The title is a quote from Mike Tyson, his own latter rendition of- battle plans don't survive first contact with the enemy. Programmer's egos get bound up in their code, after all its their creation, they thought it through and the built it. A modeler's ego gets caught up in the model the create. Rick Bookstaber talks about the harm that comes from the false precision or physic envy:
"In the Bruce Lee movie, Enter the Dragon, Lee faces his arch enemy in a fight. To intimidate Lee, his opponent holds up a board, and splits it in two with his fist. Lee watches passively and says, “Boards don’t hit back”. That gets to the reason physics does not work in finance: markets do hit back.
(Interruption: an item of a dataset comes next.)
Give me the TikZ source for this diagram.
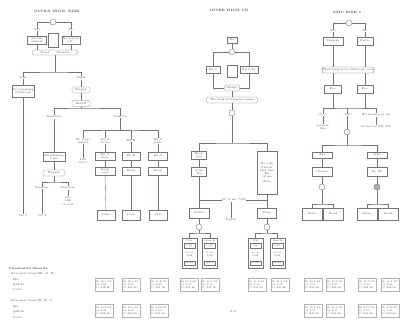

The markets are not physical systems guided by timeless and universal laws. They are systems based on creating an informational advantage, on gaming, on action and strategic reaction, in a space without well structured rules or defined possibilities. There is feedback to undo whatever is put in place, to neutralize whatever information comes in.The natural reply of the physicist to this observation is, “Not to worry. I will build a physics-based model that includes feedback. I do that all the time”. The problem is that the feedback in the markets is designed specifically not to fit into a model, to be obscure, stealthy, coming from a direction where no one is looking. That is, the Knightian uncertainty is endogenous. You can’t build in a feedback or reactive model, because you don’t know what to model. And if you do know – by the time you know – the odds are the market has changed. That is the whole point of what makes a trader successful – he can see things in ways most others do not, anticipate in ways others cannot, and then change his behavior when he starts to see others catching on.
For example, I have seen this issue repeatedly in risk management, and it is one reason any risk management model will not cover all the risks. Once the risk model is specified, the traders will try to find a way around it. Are you measuring DV01 risk? Well, fine, then I will do DV01-neutral yield curve trades. Now are you measuring yield curve risk? Fine, then I will do DV01 and yield curve neutral butterfly trades. One of the problems with VaR – and for that matter with any complex model – is that it opens up all the more dimensions for such gaming, and for gaming in a way that is harder to detect. Maybe this can be put into a model, but if it can, it won’t look like how things are modeled in physics."
Of course we have this problem in spades in infosec. In Identity and Access Management systems, we attempt to partition the system into states that comply with policies and states that do not. This solution is effective in granting privileges and capabilities to be used for authorization, but it does not handle the activities that occur outside of the coverage of the IAM system.
In the Security Triangle I draw the distinction between access control, identity and access management systems - the plan if you will; and Defensive services. Defensive services are monitoring, logging, defensive coding, input validation, encoding and many other approaches to dealing with the unknowns. My RSA presentation last year discussed this - Dealing with the Wildness that Lies in Wait
The point of the separation is that while IAM is important, it will only take you so far.
What is the Enablement part on the top of the triangle? That is getting IAM and Defensive services to work in the real world deployment. In other words; integration.